> **Supplied material**:

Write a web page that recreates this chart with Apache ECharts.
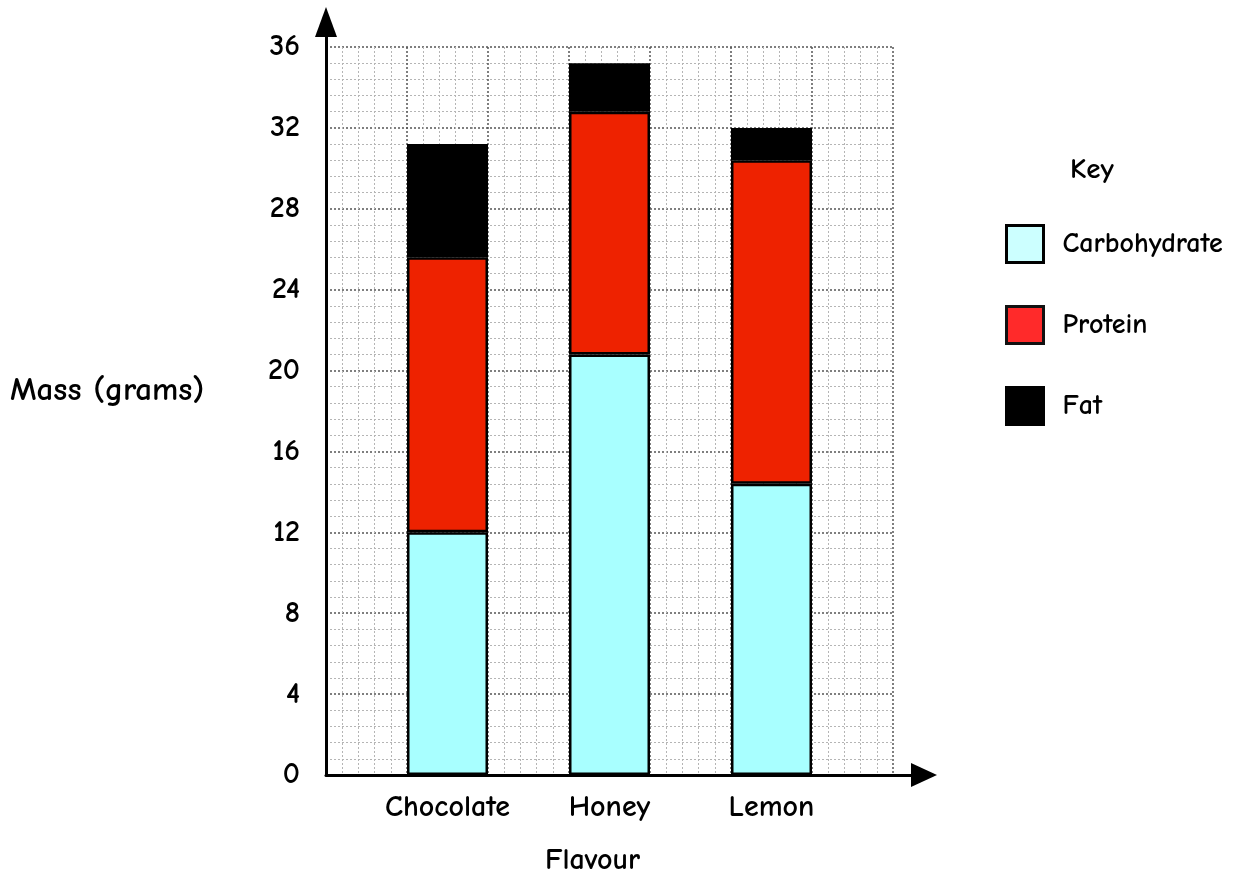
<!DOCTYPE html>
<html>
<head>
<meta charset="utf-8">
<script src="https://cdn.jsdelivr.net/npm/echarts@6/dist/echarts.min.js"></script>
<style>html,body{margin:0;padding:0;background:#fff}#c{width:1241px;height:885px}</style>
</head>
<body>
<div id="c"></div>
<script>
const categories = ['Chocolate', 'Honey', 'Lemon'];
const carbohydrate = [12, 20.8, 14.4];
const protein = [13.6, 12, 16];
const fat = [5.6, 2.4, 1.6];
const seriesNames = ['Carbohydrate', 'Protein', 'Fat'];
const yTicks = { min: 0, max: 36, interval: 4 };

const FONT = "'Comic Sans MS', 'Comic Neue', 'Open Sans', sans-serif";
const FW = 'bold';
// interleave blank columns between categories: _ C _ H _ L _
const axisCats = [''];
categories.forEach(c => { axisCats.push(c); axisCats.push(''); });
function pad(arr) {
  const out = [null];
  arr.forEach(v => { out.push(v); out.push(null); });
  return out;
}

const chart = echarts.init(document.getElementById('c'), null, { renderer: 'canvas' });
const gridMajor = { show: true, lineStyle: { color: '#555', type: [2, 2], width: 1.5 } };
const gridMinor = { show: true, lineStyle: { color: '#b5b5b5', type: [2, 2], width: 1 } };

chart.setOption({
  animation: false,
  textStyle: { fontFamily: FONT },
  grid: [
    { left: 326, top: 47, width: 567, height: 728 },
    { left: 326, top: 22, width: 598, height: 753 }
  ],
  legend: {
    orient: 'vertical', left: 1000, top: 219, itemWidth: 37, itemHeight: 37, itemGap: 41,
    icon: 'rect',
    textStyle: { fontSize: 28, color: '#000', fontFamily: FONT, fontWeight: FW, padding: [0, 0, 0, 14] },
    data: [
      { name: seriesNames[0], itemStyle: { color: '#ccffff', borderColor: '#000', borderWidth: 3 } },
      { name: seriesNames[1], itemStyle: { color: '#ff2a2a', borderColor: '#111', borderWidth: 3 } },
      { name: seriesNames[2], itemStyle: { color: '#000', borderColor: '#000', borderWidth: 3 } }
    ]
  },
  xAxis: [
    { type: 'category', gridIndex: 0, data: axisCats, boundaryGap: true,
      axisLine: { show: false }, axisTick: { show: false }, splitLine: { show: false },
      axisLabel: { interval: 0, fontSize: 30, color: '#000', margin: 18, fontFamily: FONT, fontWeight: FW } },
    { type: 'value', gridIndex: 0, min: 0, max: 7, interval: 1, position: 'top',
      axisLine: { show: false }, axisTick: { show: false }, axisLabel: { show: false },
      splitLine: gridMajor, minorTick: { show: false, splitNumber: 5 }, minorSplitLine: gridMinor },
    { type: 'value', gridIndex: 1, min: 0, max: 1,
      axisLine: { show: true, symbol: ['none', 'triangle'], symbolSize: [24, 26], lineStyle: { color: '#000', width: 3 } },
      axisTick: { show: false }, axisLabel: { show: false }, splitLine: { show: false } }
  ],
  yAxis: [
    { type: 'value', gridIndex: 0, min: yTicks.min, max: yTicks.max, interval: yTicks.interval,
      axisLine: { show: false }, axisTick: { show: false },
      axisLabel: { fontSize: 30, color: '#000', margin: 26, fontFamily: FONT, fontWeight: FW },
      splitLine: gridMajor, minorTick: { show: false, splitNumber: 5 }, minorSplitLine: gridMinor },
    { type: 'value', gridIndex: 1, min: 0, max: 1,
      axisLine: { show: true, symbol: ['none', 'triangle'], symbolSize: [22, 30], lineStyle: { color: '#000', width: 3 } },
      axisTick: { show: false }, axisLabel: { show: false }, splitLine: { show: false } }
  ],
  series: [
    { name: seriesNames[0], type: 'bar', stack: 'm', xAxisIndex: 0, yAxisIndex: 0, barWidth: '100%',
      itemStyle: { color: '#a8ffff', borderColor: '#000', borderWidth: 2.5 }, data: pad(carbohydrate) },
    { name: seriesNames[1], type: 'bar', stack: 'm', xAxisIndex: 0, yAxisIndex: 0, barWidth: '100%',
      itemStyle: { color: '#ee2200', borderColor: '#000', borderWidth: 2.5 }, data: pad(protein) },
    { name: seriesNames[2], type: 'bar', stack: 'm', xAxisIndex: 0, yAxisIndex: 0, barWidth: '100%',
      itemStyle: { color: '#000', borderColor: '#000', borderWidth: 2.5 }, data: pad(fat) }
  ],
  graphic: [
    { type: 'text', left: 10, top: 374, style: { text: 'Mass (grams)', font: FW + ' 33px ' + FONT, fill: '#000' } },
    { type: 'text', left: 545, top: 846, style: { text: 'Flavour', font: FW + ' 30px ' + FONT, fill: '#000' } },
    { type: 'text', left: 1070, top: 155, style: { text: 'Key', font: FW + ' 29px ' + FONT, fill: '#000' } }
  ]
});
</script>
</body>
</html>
==
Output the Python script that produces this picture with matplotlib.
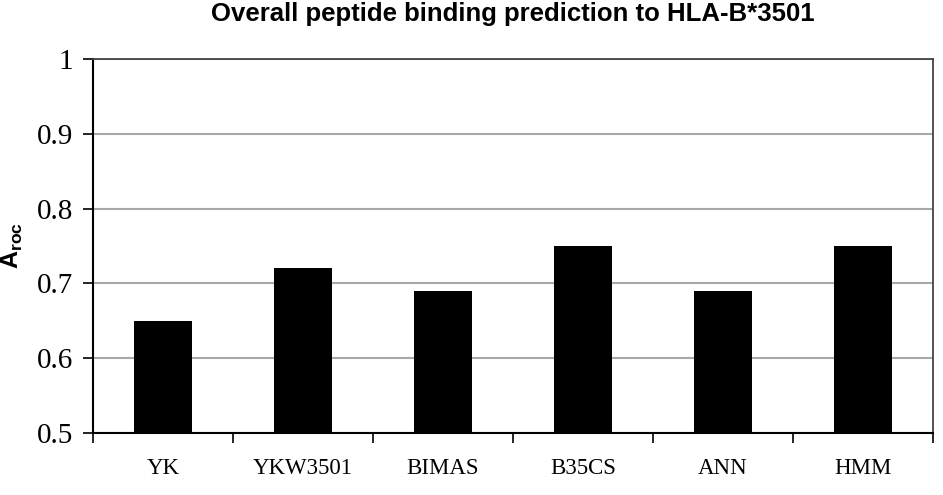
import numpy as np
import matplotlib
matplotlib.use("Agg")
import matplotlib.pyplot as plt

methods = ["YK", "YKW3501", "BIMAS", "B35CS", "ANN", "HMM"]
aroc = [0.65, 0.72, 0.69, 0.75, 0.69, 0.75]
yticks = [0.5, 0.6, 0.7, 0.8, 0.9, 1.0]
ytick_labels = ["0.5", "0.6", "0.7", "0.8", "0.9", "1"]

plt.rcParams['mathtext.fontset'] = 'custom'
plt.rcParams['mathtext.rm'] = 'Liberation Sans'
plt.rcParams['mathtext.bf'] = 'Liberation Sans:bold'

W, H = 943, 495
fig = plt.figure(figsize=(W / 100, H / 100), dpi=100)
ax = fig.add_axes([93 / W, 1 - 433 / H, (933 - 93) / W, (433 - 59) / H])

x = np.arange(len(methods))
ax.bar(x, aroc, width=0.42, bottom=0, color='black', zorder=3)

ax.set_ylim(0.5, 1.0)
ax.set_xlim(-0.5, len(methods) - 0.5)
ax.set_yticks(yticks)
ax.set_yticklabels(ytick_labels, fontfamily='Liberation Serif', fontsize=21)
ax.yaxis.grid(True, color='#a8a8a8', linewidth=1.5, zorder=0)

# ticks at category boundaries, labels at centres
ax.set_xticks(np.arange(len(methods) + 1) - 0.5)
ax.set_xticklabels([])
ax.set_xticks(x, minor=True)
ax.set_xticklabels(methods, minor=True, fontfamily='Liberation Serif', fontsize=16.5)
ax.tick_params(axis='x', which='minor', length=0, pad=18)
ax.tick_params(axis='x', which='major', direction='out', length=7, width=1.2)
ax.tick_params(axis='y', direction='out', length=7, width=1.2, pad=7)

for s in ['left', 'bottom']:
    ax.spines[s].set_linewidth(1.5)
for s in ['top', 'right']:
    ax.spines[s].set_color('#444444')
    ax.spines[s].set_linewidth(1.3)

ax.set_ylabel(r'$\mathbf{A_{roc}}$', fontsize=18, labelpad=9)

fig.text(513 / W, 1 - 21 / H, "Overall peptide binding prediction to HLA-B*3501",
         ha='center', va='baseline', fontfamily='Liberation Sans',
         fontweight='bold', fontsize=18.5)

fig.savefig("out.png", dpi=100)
---
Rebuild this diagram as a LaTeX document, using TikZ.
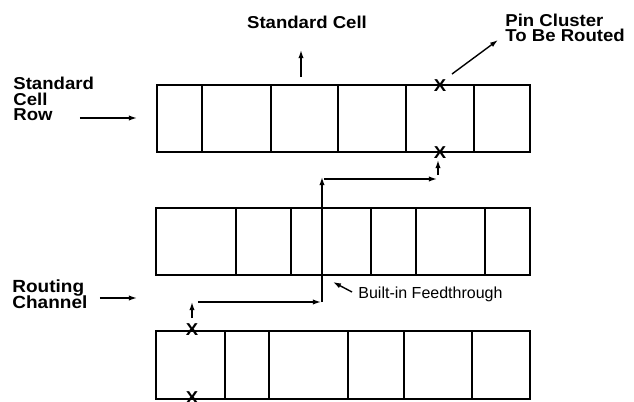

> **Instructions for the task**:
In the records above, find the line with "Write a web" and the line with "color: '#b5b5b5', type: [2, 2], width: 1", then restate word for word only those two lines and all lines between, omitting pictures.

> **Result for this task**:
Write a web page that recreates this chart with Apache ECharts.
<!DOCTYPE html>
<html>
<head>
<meta charset="utf-8">
<script src="https://cdn.jsdelivr.net/npm/echarts@6/dist/echarts.min.js"></script>
<style>html,body{margin:0;padding:0;background:#fff}#c{width:1241px;height:885px}</style>
</head>
<body>
<div id="c"></div>
<script>
const categories = ['Chocolate', 'Honey', 'Lemon'];
const carbohydrate = [12, 20.8, 14.4];
const protein = [13.6, 12, 16];
const fat = [5.6, 2.4, 1.6];
const seriesNames = ['Carbohydrate', 'Protein', 'Fat'];
const yTicks = { min: 0, max: 36, interval: 4 };

const FONT = "'Comic Sans MS', 'Comic Neue', 'Open Sans', sans-serif";
const FW = 'bold';
// interleave blank columns between categories: _ C _ H _ L _
const axisCats = [''];
categories.forEach(c => { axisCats.push(c); axisCats.push(''); });
function pad(arr) {
  const out = [null];
  arr.forEach(v => { out.push(v); out.push(null); });
  return out;
}

const chart = echarts.init(document.getElementById('c'), null, { renderer: 'canvas' });
const gridMajor = { show: true, lineStyle: { color: '#555', type: [2, 2], width: 1.5 } };
const gridMinor = { show: true, lineStyle: { color: '#b5b5b5', type: [2, 2], width: 1 } };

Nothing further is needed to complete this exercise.